Por Rafael Vazquez — De São Paulo
03/06/2022 05h00 Atualizado há 5 horas
O crescimento de 1% do PIB no primeiro trimestre ante o trimestre anterior é um bom resultado e serviu para corrigir o pessimismo excessivo que muitos tinham no fim do ano passado, segundo o economista-chefe do BV, Roberto Padovani. Mas o número reflete um mundo que já não é mais o mesmo e a não há expectativa de que o desempenho se repita no restante do ano.
“Esse dado já ficou muito velho não só porque se refere a meses que já passaram, mas ficou muito ultrapassado pela lógica macroeconômica, que mudou”, comentou Padovani.

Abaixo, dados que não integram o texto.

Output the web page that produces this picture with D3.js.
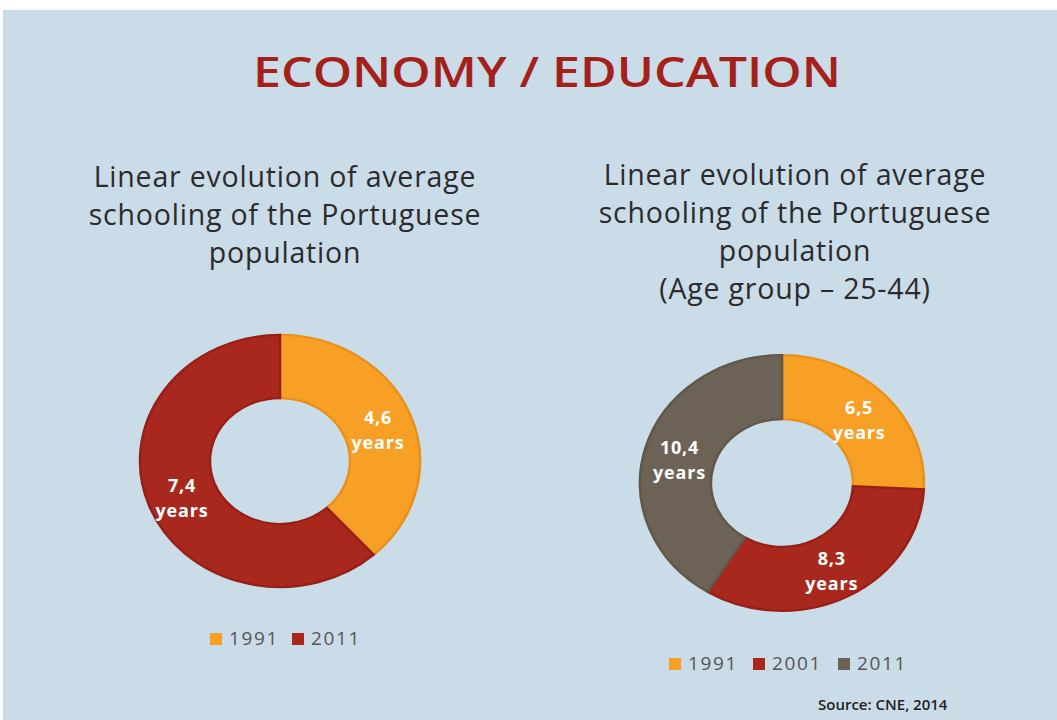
<!DOCTYPE html>
<html>
<head>
<meta charset="utf-8">
<script src="https://cdn.jsdelivr.net/npm/d3@7"></script>
<style>
  html, body { margin: 0; padding: 0; background: #ffffff; }
  svg { display: block; }
</style>
</head>
<body>
<svg id="chart" width="1057" height="720"></svg>
<script>
// Average years of schooling, whole population
const yearsAll = ["1991", "2011"];
const valuesAll = [4.6, 7.4];
const colorsAll = ["#F8A026", "#A8281E"];
const strokesAll = ["#E8911A", "#981F17"];

// Average years of schooling, age group 25-44
const yearsAge = ["1991", "2001", "2011"];
const valuesAge = [6.5, 8.3, 10.4];
const colorsAge = ["#F8A026", "#A8281E", "#6C6356"];
const strokesAge = ["#E8911A", "#981F17", "#605749"];

const titleLeft = ["Linear evolution of average", "schooling of the Portuguese", "population"];
const titleRight = ["Linear evolution of average", "schooling of the Portuguese", "population", "(Age group \u2013 25-44)"];

const svg = d3.select("#chart");
const font = "'Open Sans', 'Liberation Sans', sans-serif";

svg.append("rect")
  .attr("x", 3).attr("y", 10)
  .attr("width", 1054).attr("height", 710)
  .attr("fill", "#CADCE8");

svg.append("text")
  .attr("x", 547).attr("y", 87)
  .attr("text-anchor", "middle")
  .attr("font-family", font)
  .attr("font-size", 42)
  .attr("font-weight", 600)
  .attr("fill", "#A3211A")
  .attr("textLength", 588)
  .attr("lengthAdjust", "spacingAndGlyphs")
  .text("ECONOMY / EDUCATION");

function subtitle(lines, cx, y0) {
  svg.append("g").selectAll("text")
    .data(lines).join("text")
    .attr("x", cx)
    .attr("y", (d, i) => y0 + i * 38)
    .attr("text-anchor", "middle")
    .attr("font-family", font)
    .attr("font-size", 28.5)
    .attr("letter-spacing", 0.8)
    .attr("fill", "#2b2b2b")
    .text(d => d);
}
subtitle(titleLeft, 285, 187);
subtitle(titleRight, 795, 185);

const sy = 0.9;

function donut(labels, values, fills, strokes, cx, cy, rOuter, rInner) {
  const data = labels.map((k, i) => ({ key: k, value: values[i], fill: fills[i], stroke: strokes[i] }));
  const pie = d3.pie().sort(null).value(d => d.value);
  const arc = d3.arc().innerRadius(rInner).outerRadius(rOuter);
  const arcs = pie(data);

  const g = svg.append("g")
    .attr("transform", `translate(${cx},${cy}) scale(1,${sy})`);
  g.selectAll("path")
    .data(arcs).join("path")
    .attr("d", arc)
    .attr("fill", d => d.data.fill)
    .attr("stroke", d => d.data.stroke)
    .attr("stroke-width", 2.5);

  const lg = svg.append("g").attr("transform", `translate(${cx},${cy})`);
  arcs.forEach(a => {
    const [x, y] = arc.centroid(a);
    const t = lg.append("text")
      .attr("text-anchor", "middle")
      .attr("font-family", font)
      .attr("font-size", 18)
      .attr("font-weight", 700)
      .attr("letter-spacing", 0.8)
      .attr("fill", "#ffffff");
    t.append("tspan").attr("x", x).attr("y", y * sy - 3)
      .text(String(a.data.value).replace(".", ","));
    t.append("tspan").attr("x", x).attr("y", y * sy + 22).text("years");
  });
}

donut(yearsAll, valuesAll, colorsAll, strokesAll, 280, 461, 140, 70);
donut(yearsAge, valuesAge, colorsAge, strokesAge, 782, 483, 142, 71);

function legend(labels, fills, xs, y) {
  const g = svg.append("g");
  labels.forEach((k, i) => {
    g.append("rect")
      .attr("x", xs[i]).attr("y", y - 12)
      .attr("width", 12).attr("height", 12)
      .attr("fill", fills[i]);
    g.append("text")
      .attr("x", xs[i] + 19).attr("y", y)
      .attr("font-family", font)
      .attr("font-size", 19)
      .attr("letter-spacing", 1.6)
      .attr("fill", "#555555")
      .text(k);
  });
}
legend(yearsAll, colorsAll, [210, 292], 645);
legend(yearsAge, colorsAge, [669, 753, 838], 670);

svg.append("text")
  .attr("x", 818).attr("y", 710)
  .attr("font-family", font)
  .attr("font-size", 15)
  .attr("font-weight", 600)
  .attr("fill", "#222")
  .text("Source: CNE, 2014");
</script>
</body>
</html>
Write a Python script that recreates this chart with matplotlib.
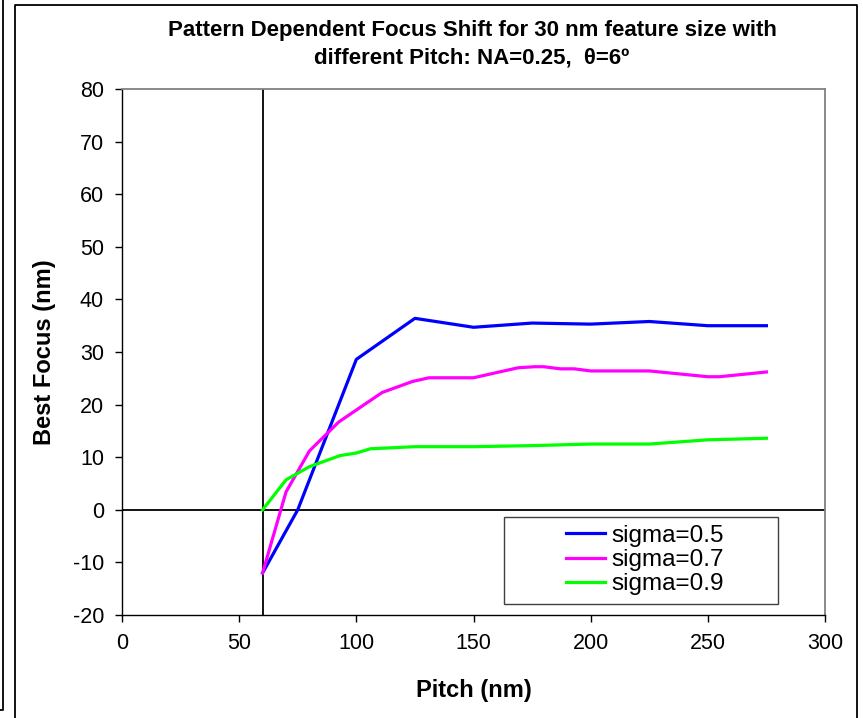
import numpy as np
import matplotlib
matplotlib.use('Agg')
import matplotlib.pyplot as plt
from matplotlib.lines import Line2D
from matplotlib.patches import Rectangle

plt.rcParams['font.family'] = ['Liberation Sans', 'DejaVu Sans']
plt.rcParams['axes.unicode_minus'] = False

# data
pitch_05 = [60, 75, 100, 125, 150, 175, 200, 225, 250, 275]
focus_05 = [-12, 0, 28.6, 36.4, 34.7, 35.5, 35.3, 35.8, 35.0, 35.0]

pitch_07 = [60, 70, 80, 92.5, 111, 124, 131, 150, 169, 176, 180, 187, 193, 200, 225, 250, 255, 275]
focus_07 = [-12, 3.4, 11.2, 16.7, 22.3, 24.4, 25.1, 25.1, 27.0, 27.2, 27.2, 26.8, 26.8, 26.4, 26.4, 25.3, 25.3, 26.2]

pitch_09 = [60, 70, 80, 93, 100, 106, 125, 150, 175, 200, 225, 250, 275]
focus_09 = [0, 5.7, 8.2, 10.3, 10.8, 11.6, 12.0, 12.0, 12.2, 12.5, 12.5, 13.3, 13.6]

labels = ['sigma=0.5', 'sigma=0.7', 'sigma=0.9']
colors = ['#0000ff', '#ff00ff', '#00ff00']

fig = plt.figure(figsize=(8.63, 7.18), dpi=100)
ax = fig.add_axes([122/863, 1-615/718, 703/863, 526/718])

ax.axvline(60, color='black', lw=1.3, zorder=1)
ax.axhline(0, color='black', lw=1.3, zorder=1)

ax.plot(pitch_05, focus_05, color=colors[0], lw=2.3, label=labels[0])
ax.plot(pitch_07, focus_07, color=colors[1], lw=2.3, label=labels[1])
ax.plot(pitch_09, focus_09, color=colors[2], lw=2.3, label=labels[2])

ax.set_xlim(0, 300)
ax.set_ylim(-20, 80)
ax.set_xticks(np.arange(0, 301, 50))
ax.set_yticks(np.arange(-20, 81, 10))
ax.tick_params(direction='out', length=5, width=1, labelsize=15.5, pad=8)
for s in ['top', 'right']:
    ax.spines[s].set_color('#808080')
    ax.spines[s].set_linewidth(1.3)
for s in ['left', 'bottom']:
    ax.spines[s].set_linewidth(1.0)

ax.set_xlabel('Pitch (nm)', fontsize=17, fontweight='bold', labelpad=18)
ax.set_ylabel('Best Focus (nm)', fontsize=17, fontweight='bold', labelpad=12)

fig.text(472/863, 1-44/718,
         'Pattern Dependent Focus Shift for 30 nm feature size with\ndifferent Pitch: NA=0.25,  θ=6º',
         ha='center', va='center', fontsize=16, fontweight='bold', linespacing=1.4)

# legend box drawn separately, legend content centred inside it
box = Rectangle((504/863, 1-604/718), 274/863, 87/718, transform=fig.transFigure,
                facecolor='white', edgecolor='#404040', lw=1.0, zorder=5, clip_on=False)
ax.add_patch(box)
leg = ax.legend(loc='center', bbox_to_anchor=(645/863, 1-560/718), bbox_transform=fig.transFigure,
                fontsize=17.5, frameon=False, handlelength=1.6, borderpad=0,
                labelspacing=0.1, handletextpad=0.25)
leg.set_zorder(6)

# outer frames
fig.add_artist(Line2D([15/863, 15/863, 857/863, 857/863], [0, 1-5/718, 1-5/718, 0],
                      transform=fig.transFigure, color='black', lw=1.3))
fig.add_artist(Line2D([0, 3/863, 3/863], [1-710/718, 1-710/718, 1],
                      transform=fig.transFigure, color='black', lw=1.3))

fig.savefig('out.png', dpi=100)
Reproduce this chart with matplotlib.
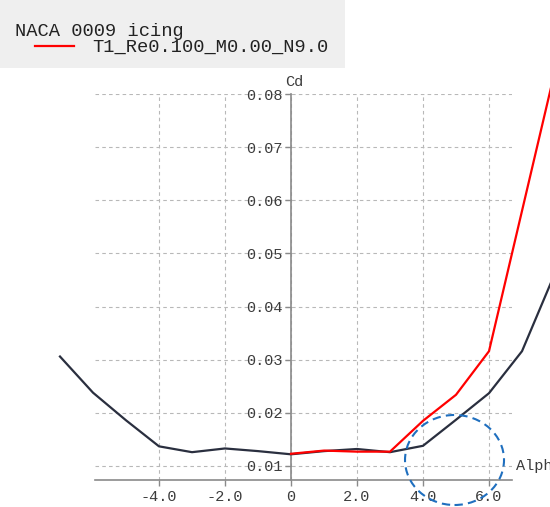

Ele explica que o contexto da maior parte do primeiro trimestre ainda não contava com fatores negativos globais, como a guerra entre Rússia e Ucrânia e a retomada de restrições de mobilidade fortes na China.
Além disso, embora o Banco Central tenha iniciado o aperto monetário em março de 2021, os juros reais só deixaram de ser negativos no último trimestre do ano passado e, pela defasagem natural da política monetária, impactarão na demanda a partir deste segundo trimestre e principalmente no segundo semestre de 2022. “Agora, o cenário é de desaceleração global, inflação corroendo renda e, principalmente, os efeitos do aperto monetário no Brasil”, observou.
No fim do ano passado, quando uma onda de revisões apontou para uma queda leve da economia brasileira neste ano, Padovani e a sua equipe no BV mantiveram firmes a percepção de que o PIB de 2022 terminaria no campo positivo. O resultado oficial do primeiro trimestre, que já havia sido readequado pelas demais casas após os dados de atividade que antecederam a divulgação do IBGE, recompensou o posicionamento dos economistas do BV, que atualizaram recentemente a projeção para cima, vendo crescimento perto de 1% no ano. Mas esse número será totalmente sustentado pelo que já aconteceu no primeiro trimestre.
“Se olharmos o resultado [do primeiro trimestre], vemos exportações indo bem e o setor de serviços caminhando com força. Era um momento que o mundo crescia e o Brasil crescia junto. O começo do ano tinha tudo para ser bom mesmo. Mas não é a expectativa para daqui adiante.”
Segundo Padovani, a expectativa é que este segundo trimestre encerre com crescimento de 0,2%, em boa parte ajudado pelos estímulos fiscais lançados pelo governo federal, como saque do FGTS, aumento do Auxílio Brasil, antecipação do 13º salário para aposentados e até crédito consignado para a população mais pobre.
Porém, esgotados os efeitos dos estímulos e somado à incerteza do processo eleitoral, a perspectiva é que o terceiro e o quarto trimestres de 2022 sejam marcados por quedas do PIB. Se isso acontecer, o Brasil pode encerrar o ano com crescimento anual positivo, mas em um momento de recessão técnica novamente.
“No terceiro e no quarto trimestres vemos o PIB negativo em 0,1% e 0,3%, respectivamente”, afirmou Padovani. “O segundo trimestre será de transição. Começaremos a ver os primeiros sinais de desaceleração global e os primeiros sinais de desaceleração no crédito no Brasil e isso deve ganhar intensidade no segundo semestre.”
Para 2023, ele projeta um cenário inverso ao de 2022, com um início de ano difícil e a retomada gradual de um melhor desempenho ao longo dos trimestres. A projeção atual para o PIB do ano que vem está em 0,5%. A explicação, segundo Padovani, é que o Banco Central deverá recalibrar a taxa Selic para baixo em algum momento do próximo ano quando ver a inflação com possibilidade para convergir para a meta em 2024.
Assim, pelo cenário projetado pelo BV, a Selic deve subir até 13,50% neste ano e cair para 9% em 2023. “Não vai chegar a estimular a economia, mas vai reduzir a dosagem do aperto monetário. Será um BC ainda segurando, mas com uma intensidade menor”, prevê.
Ao usar um rio revolto como metáfora, Padovani conclui que, apesar do bom resultado do PIB no primeiro trimestre, a travessia por 2022 será ainda mais difícil do que se previa, mas ao alcançar a margem do outro lado em 2023 o caminho será mais tranquilo, embora ainda cheio de pedras. “A coisa melhora no ano que vem, mas menos do que a gente imaginou. Tudo piorou um pouco”.